I got the idea from the folks over at Hot Coupon World; it was a reminder of something I had read in The Tightwad Gazette. (LOVE that book!) In The Tightwad Gazette, the author frequently shares that she & her husband wait for an item to hit the lowest possible price, and then they stock up on the item. She gives ideas for finding unused space to store bulk purchases of great deals. (She asks readers if they'd consider renting out the space under their bed for $75 a month, and then asserts that this is what she saves by storing peanut butter under her bed.) In my head, I had limited that strategy to food: we have a chest freezer where I store meat, bread, frozen veggies and cheese that I find on sale. I had also started bulk-buying canned goods when I found a good price. The folks at HCW expanded my thinking to health & beauty items. If a buyer is careful, she can find most health & beauty products for nearly free.
It's hard to see in my picture, but I have a little box of toothbrushes (about 6 months worth) and toothpaste, contact lens solution, mouthwash, about 4 spare deodorants, two free light bulbs, hair styling products, shampoo & conditioner, 4 jars of salsa, and some canned green beans from my mom's garden. Keep in mind that I had only started stockpiling about 3 weeks before Cory's job loss, and I haven't added to it for 2 weeks.
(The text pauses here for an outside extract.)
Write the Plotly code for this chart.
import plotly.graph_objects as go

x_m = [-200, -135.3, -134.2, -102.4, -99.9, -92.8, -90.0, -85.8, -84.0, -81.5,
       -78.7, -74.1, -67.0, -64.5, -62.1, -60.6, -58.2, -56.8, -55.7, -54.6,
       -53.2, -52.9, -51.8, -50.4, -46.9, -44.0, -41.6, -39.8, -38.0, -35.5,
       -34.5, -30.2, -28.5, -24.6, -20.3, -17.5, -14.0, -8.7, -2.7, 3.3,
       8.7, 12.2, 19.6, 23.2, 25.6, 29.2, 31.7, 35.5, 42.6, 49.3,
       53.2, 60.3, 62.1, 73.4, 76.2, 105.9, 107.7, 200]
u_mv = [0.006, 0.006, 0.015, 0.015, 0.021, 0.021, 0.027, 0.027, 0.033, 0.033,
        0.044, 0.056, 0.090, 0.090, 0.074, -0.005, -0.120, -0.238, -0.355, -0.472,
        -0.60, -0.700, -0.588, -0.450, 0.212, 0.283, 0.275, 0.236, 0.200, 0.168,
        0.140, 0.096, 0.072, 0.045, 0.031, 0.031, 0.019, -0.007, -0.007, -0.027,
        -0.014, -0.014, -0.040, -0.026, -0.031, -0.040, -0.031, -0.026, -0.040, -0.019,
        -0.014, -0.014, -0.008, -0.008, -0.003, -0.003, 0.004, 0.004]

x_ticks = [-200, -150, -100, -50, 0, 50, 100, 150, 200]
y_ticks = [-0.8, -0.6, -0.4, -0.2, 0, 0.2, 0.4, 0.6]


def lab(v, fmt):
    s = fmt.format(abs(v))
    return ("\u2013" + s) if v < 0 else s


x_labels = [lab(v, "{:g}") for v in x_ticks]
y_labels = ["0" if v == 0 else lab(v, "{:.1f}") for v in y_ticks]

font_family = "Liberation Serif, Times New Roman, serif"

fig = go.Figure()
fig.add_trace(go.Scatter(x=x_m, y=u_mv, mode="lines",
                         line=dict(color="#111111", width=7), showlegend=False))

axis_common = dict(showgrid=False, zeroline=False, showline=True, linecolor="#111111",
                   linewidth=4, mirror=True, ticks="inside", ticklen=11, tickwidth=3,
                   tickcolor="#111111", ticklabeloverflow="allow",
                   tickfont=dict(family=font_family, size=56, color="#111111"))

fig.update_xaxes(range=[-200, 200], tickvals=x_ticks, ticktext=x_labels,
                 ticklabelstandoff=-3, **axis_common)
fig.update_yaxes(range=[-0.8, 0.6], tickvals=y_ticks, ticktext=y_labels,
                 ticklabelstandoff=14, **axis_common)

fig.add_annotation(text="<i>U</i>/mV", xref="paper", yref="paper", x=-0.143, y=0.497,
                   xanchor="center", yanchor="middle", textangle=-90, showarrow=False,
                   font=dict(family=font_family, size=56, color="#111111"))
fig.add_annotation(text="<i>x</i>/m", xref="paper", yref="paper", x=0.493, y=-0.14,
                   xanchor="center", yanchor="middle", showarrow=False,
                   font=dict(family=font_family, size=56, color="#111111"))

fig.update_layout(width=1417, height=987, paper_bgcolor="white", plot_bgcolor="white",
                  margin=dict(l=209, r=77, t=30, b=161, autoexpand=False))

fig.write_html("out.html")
In fact, I've used some things. I'm stockpiling on a couple of small shelves in our basement. I can't store dry goods down there (like cereal or flour), because I don't want to tempt any mice or bugs (ew ew ew) to move in. So this is what I have, so far.
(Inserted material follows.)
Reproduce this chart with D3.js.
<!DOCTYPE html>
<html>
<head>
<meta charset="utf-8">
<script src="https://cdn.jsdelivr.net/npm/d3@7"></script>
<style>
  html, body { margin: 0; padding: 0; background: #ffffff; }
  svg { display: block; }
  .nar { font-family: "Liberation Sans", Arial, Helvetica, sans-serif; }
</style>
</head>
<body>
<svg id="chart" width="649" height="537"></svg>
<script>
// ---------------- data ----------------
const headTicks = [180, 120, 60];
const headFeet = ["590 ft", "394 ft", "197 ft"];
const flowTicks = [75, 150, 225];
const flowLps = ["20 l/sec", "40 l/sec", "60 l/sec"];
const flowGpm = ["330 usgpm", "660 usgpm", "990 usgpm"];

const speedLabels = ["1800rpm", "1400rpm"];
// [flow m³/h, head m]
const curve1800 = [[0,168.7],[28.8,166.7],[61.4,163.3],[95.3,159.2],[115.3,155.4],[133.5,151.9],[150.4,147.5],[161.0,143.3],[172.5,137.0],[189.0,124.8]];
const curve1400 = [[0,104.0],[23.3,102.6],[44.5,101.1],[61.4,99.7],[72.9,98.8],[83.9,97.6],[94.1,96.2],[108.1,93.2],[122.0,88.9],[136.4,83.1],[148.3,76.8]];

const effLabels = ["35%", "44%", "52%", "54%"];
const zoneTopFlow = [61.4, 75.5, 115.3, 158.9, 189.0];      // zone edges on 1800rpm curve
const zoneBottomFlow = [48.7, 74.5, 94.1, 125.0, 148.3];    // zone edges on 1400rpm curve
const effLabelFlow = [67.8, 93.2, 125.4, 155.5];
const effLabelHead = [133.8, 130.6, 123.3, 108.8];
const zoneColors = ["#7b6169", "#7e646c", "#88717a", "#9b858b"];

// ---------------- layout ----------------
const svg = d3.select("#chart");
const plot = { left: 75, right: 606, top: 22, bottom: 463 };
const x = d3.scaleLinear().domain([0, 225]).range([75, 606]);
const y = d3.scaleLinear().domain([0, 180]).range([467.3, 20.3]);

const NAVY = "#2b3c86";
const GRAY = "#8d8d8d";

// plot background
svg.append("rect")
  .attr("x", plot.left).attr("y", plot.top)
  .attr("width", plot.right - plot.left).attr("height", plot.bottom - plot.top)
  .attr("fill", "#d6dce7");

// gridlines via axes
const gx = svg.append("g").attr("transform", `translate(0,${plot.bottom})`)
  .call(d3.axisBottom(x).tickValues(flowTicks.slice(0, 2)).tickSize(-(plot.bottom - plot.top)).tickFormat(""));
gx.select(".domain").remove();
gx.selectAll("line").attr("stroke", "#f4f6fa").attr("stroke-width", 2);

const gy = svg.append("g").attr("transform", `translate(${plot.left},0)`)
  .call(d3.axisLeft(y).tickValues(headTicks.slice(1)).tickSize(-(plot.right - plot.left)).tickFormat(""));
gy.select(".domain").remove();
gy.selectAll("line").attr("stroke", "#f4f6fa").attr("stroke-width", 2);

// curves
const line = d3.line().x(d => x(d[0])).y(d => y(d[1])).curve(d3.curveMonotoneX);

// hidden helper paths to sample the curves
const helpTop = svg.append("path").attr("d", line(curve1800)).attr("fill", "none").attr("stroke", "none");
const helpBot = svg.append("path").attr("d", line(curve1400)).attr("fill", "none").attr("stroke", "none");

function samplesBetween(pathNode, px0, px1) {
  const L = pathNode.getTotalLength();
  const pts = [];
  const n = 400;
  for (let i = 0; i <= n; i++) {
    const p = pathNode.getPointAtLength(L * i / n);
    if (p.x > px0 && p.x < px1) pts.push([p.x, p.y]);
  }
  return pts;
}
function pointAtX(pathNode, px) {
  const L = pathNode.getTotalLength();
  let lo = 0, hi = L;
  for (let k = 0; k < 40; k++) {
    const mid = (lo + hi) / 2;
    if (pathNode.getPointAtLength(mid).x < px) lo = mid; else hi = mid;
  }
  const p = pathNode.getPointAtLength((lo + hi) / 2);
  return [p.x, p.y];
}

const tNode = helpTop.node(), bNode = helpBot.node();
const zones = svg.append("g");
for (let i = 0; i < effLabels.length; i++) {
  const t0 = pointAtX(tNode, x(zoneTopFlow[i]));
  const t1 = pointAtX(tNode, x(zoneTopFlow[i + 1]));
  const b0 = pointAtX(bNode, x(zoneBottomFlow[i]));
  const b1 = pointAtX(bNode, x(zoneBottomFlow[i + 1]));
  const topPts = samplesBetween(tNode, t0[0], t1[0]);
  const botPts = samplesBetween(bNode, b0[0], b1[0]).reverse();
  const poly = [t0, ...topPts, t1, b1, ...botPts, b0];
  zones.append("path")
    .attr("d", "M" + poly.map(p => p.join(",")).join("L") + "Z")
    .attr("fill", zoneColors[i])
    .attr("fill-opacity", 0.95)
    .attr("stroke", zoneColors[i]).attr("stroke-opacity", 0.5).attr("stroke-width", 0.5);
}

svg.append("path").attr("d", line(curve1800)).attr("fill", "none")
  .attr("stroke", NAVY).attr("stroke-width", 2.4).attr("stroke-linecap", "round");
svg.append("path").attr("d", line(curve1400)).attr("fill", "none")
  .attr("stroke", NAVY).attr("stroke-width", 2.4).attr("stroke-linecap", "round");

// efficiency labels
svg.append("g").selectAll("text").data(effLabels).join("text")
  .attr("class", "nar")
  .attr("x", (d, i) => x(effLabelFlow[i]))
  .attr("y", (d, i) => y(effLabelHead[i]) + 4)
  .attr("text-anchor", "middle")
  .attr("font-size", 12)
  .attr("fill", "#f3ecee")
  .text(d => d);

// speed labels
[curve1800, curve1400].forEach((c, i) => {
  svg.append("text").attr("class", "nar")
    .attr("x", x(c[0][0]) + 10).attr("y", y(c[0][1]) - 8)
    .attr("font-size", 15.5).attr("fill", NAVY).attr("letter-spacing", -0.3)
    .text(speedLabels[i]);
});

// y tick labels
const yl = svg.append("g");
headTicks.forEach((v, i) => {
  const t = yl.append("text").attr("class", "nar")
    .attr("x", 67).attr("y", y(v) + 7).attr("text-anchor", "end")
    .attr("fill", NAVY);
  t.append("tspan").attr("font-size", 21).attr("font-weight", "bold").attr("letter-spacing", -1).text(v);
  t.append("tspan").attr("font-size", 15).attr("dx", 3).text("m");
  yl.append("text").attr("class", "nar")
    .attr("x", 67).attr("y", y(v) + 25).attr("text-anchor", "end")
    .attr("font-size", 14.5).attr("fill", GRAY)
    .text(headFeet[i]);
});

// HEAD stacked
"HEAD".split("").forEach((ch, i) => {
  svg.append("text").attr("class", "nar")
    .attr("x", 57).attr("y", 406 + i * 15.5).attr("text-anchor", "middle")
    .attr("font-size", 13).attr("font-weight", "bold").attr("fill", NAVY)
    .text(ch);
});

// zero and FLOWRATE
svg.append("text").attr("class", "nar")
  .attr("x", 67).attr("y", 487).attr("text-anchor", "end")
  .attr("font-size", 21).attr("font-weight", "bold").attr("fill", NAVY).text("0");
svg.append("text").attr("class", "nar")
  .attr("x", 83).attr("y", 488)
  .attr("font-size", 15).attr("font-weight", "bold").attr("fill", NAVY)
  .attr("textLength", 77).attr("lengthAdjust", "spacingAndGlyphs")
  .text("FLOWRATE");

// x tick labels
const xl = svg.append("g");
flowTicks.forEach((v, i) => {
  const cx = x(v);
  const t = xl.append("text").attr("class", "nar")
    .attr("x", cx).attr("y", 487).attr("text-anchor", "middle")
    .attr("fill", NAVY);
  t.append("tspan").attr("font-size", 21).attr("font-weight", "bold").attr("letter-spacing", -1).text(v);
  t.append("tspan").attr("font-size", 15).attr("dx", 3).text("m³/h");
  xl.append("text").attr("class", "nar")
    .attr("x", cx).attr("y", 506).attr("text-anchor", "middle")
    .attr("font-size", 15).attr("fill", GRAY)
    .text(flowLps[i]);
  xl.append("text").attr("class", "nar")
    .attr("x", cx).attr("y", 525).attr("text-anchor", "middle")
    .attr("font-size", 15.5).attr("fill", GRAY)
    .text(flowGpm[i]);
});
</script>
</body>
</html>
When I practice stockpiling, I get to pick the price I'm willing to pay for an item. When it hits that price, I stock up. It puts me in control of my budget. I don't have to buy more than I know I'll use. An added bonus is that I can use my stockpile to help others - if I've got a lot of a certain product, and I know our parish food pantry is running low, I can help out. What a blessing that can be! (I haven't exactly gotten to that, yet. Job loss and all.)
Again, it's about thrift. It's about thinking ahead. And thankfully, it's about saving your resources for a rainy day!